## START Records supplied
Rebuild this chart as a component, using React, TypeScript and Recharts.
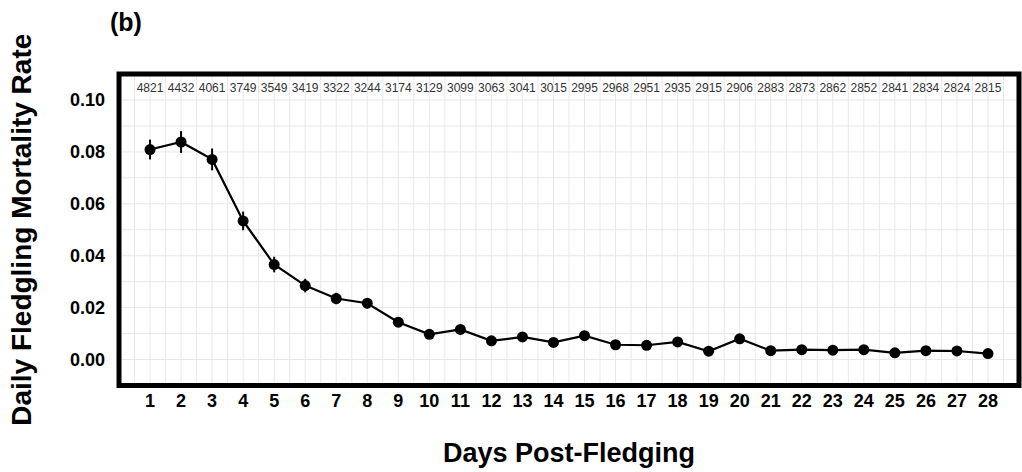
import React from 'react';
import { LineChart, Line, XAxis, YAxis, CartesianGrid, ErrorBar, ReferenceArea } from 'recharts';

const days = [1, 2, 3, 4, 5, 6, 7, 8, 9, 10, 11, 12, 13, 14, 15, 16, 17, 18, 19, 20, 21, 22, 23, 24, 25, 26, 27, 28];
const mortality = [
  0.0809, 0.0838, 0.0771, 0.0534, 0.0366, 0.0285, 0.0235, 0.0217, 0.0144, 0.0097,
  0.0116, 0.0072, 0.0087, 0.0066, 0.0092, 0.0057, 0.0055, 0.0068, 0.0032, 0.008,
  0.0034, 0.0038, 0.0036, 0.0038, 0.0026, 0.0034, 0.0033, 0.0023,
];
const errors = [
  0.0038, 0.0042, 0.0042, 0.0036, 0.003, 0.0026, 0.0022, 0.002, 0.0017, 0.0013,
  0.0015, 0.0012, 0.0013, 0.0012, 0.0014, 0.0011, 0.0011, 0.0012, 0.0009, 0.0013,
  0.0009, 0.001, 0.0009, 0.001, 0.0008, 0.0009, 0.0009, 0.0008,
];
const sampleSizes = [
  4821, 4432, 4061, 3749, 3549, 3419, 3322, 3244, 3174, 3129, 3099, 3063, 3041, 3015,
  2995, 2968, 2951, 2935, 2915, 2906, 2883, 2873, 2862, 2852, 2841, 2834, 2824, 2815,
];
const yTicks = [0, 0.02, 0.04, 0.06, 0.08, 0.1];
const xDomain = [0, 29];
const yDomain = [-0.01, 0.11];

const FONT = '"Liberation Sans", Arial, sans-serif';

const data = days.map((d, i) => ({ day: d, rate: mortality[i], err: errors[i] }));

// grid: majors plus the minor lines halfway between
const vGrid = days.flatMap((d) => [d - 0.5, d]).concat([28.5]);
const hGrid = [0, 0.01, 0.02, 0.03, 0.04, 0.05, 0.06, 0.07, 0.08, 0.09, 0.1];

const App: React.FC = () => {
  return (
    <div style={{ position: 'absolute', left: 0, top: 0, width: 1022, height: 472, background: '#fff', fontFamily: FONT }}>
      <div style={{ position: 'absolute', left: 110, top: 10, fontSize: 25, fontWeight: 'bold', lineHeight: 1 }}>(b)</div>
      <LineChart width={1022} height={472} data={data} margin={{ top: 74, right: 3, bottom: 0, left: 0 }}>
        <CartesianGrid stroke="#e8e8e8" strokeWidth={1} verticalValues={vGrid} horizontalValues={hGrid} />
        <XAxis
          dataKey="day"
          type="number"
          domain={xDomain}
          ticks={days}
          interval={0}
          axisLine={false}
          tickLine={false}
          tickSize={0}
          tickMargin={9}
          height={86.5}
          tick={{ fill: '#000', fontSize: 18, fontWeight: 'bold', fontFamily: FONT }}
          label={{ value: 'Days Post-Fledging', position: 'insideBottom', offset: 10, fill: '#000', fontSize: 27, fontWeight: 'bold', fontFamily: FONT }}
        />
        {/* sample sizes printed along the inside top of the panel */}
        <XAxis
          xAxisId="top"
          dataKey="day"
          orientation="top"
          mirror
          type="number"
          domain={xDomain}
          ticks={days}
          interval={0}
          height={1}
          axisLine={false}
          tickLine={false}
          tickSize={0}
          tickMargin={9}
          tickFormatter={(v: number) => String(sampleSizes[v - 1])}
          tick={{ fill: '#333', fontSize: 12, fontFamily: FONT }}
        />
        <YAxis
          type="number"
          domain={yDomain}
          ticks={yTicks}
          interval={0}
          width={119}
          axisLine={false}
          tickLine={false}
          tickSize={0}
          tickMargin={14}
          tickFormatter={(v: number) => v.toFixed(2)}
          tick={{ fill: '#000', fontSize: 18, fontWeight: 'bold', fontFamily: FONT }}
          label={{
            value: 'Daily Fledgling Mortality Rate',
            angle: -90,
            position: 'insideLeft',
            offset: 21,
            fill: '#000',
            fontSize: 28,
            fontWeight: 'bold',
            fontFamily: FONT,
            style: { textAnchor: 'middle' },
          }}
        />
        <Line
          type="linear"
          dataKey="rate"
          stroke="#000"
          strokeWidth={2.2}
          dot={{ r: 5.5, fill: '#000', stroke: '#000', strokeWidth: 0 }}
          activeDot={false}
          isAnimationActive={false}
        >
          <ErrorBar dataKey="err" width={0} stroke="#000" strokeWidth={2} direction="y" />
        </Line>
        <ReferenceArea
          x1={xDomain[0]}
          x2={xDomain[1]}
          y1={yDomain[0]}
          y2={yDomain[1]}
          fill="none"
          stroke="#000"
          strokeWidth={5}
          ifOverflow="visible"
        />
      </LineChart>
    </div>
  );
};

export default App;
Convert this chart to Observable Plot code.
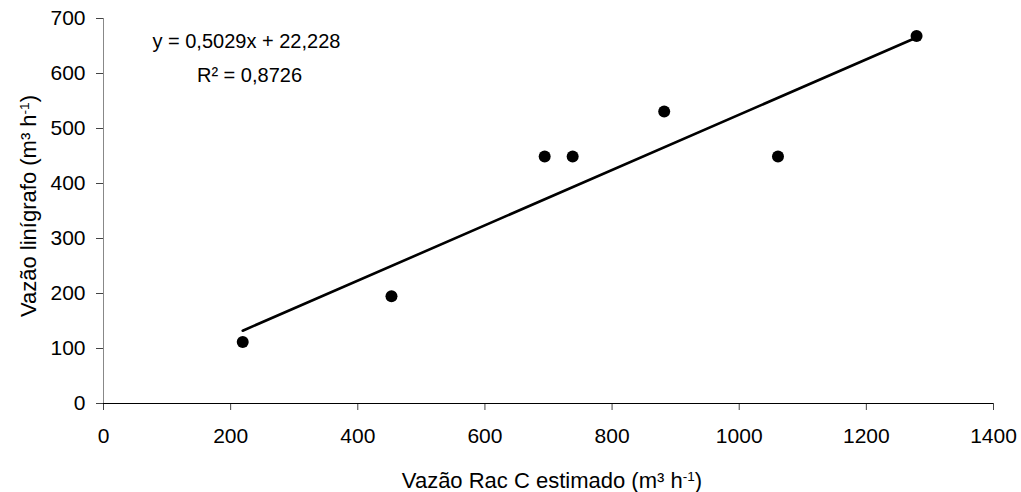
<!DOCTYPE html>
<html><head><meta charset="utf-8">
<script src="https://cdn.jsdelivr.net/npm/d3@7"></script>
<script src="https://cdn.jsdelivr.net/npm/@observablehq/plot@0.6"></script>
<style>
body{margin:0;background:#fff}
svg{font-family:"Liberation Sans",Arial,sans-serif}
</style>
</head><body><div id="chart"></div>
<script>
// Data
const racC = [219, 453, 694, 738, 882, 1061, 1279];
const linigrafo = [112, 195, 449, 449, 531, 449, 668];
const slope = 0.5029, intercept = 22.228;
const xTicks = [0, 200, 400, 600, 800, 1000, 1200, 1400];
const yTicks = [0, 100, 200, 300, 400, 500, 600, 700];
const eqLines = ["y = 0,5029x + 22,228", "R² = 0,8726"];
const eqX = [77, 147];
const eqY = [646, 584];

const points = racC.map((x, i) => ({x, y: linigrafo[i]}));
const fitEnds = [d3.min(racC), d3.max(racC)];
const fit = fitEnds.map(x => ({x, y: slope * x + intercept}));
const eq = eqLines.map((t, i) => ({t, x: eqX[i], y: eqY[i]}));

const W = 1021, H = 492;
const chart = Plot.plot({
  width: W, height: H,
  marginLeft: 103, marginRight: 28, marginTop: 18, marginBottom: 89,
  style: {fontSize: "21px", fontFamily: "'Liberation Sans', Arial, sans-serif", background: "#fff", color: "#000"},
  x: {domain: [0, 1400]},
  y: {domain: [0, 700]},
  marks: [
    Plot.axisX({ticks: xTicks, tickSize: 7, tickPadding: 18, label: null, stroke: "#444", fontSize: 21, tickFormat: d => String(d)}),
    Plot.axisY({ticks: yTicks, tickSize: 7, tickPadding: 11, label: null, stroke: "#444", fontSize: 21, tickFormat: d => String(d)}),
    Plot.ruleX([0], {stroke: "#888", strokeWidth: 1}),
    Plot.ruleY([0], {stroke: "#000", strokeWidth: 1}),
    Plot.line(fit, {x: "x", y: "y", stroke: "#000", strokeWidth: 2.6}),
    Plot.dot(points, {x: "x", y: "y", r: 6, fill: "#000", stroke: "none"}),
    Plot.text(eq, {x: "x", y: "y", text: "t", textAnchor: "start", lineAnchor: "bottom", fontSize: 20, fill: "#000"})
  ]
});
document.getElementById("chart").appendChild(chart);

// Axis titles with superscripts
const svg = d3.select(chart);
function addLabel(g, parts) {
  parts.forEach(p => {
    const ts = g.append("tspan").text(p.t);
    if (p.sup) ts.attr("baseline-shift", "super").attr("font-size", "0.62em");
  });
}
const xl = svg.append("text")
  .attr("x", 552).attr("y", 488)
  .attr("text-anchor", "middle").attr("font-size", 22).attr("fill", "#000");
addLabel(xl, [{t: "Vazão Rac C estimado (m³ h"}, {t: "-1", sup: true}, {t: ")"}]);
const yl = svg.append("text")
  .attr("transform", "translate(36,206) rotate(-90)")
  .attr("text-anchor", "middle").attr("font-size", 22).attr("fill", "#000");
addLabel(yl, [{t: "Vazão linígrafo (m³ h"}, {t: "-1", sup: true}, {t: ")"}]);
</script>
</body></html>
## END Records supplied
• What you are asked to do: From the first line above through the line containing "CartesianGrid, ErrorBar, ReferenceArea", copy everything exactly, without the pictures.

• Task result:
Rebuild this chart as a component, using React, TypeScript and Recharts.
import React from 'react';
import { LineChart, Line, XAxis, YAxis, CartesianGrid, ErrorBar, ReferenceArea } from 'recharts';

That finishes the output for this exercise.